Auch für den zweiten Satz könnte man eine Äußerung des englischen Mozartforschers zitieren: „Er bringt die wahre Essenz des ersten Satzes zum Vorschein. Die Vermischung von Heiterkeit und Traurigkeit ist deutlicher, das Licht heller, der Schatten tiefer. Die Nachbarschaft von Lächeln und Tränen ist enger, in der Musik wie im Leben, und ihre gemeinsame Wurzel in der Seele des Komponisten sichtbarer.“ In der Tat hat sich Mozart in diesem G-Dur-Adagio rückhaltlos ausgesprochen: im erhabenen Ernst seines Hauptthemas wie in der tiefen Verzweiflung der Molleinschübe, die nicht zufällig an das Andante der „Jupitersinfonie“ erinnern. Zunächst singt die erste Violine eine ätherische Arie, die mit einer Kette von Seufzerfiguren schließt. In der Durchführung werden diese Seufzer durch die Stimmen und durch die Tonarten geführt, um in einer der schönsten Stellen von Mozarts gesamter Kammermusik zu gipfeln: einer Kette zart-schmelzender Vorhalte über Pizzicato, die zur Reprise zurückleiten. Zunächst aber hat Mozart dem Hauptthema einen Molleinbruch gegenübergestellt: Pochende Triolen der Mittelstimmen grundieren ein Geigensolo, das von schierer Verzweiflung kündet. Das Cello antwortet mit Trillern, die wie dumpfe Paukenwirbel klingen. Die Welt des Requiems ist hier nicht mehr weit (…).

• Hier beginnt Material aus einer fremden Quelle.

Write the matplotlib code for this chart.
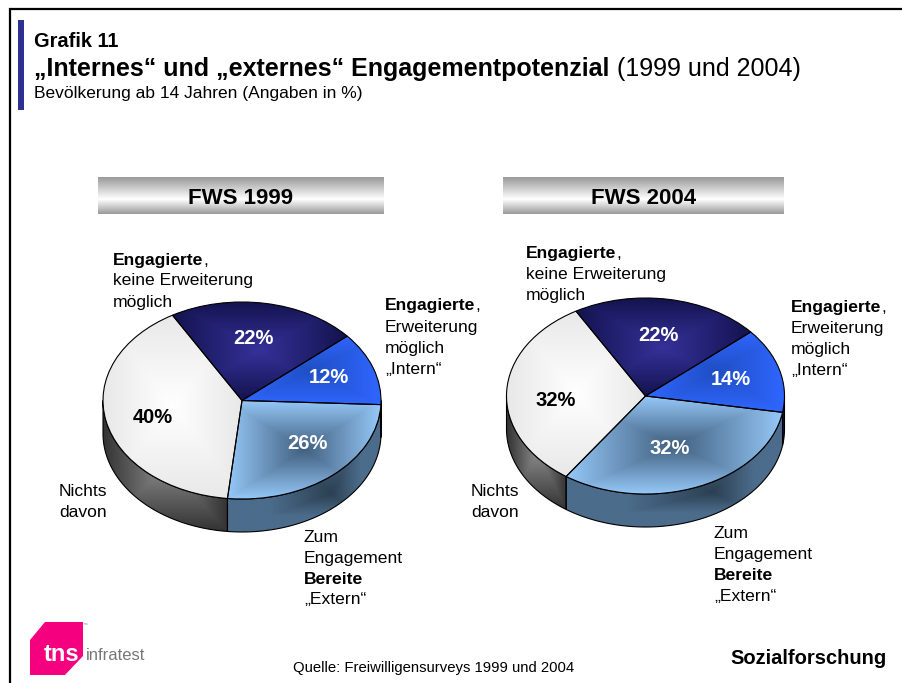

Die Lektüre führt zwangsläufig zu erneutem Hören, – intelligenter, musikalischer, olympischer, – ich muss heute auch den „Taucher von Paestum“ zuendelesen. Ich bin reif… vielleicht fast wie der junge Mozart. (Hierher gehört ein belustigtes Emoji.) 🙂 (Danke!)

Wie allein bin ich?

Einzeln, einsam oder wirklich allein?

.    .    .    .    .

Safranski bezieht sich auf Burckhardt

Jacob Burckhardt – das ist mein Italien (Michelangelo)

.    .    .    .    . Notiz im Buch

Meine Mutter hatte das hineingeschrieben, ein Geschenk also von Frieder Lötzsch, einem Klavierschüler meines Vaters, in dessen Todesjahr 1959. Er galt als intellektuelles Wunderkind, als er auf Langeoog mit den Älteren diskutierte; er belehrte sie alle und zitierte Aristoteles (Thema „Persönlichkeit“). Nach Jahrzehnten traf ich ihn bei einem Ehemaligen-Treffen in Bielefeld wieder, wir hatten uns nicht viel zu sagen. Seine Veröffentlichung des Jahres 2006 betraf einen unserer ehemaligen Lehrer, den Philosophen Helmuth Dempe, den ich erinnere dank eines heftigen „Gesprächs“, das zwischen ihm und meinem Vater entbrannte, beide recht intensive Rechthaber. Beim Kaffee im Freudental an der Sparrenburg-Promenade. Lauter typische Einzelne. Wie auch ich, im jüngeren Umfeld, zumal ich Geige spielte und klassische Musik ernst nahm. Sehr befremdend eigentlich, dass ich – obwohl Altsprachler und eher schüchtern – zum Schulsprecher gewählt wurde.

Es ist eigentlich immer dasselbe Problem mit den Anderen: ob man mehr vom Individuum her denkt – oder mehr von der Gesellschaft, der Gemeinschaft, der Freundschaft, den Außenbindungen her denkt. Man kann es überall herauslesen, wenn man will. Ein Beispiel: das aktuelle Spiegelgespräch:

Quelle Der Spiegel Nr.46 / 13.11.2021 Seite 96 (Gespräch Christiane Hoffmann mit Timothy Garton Ash).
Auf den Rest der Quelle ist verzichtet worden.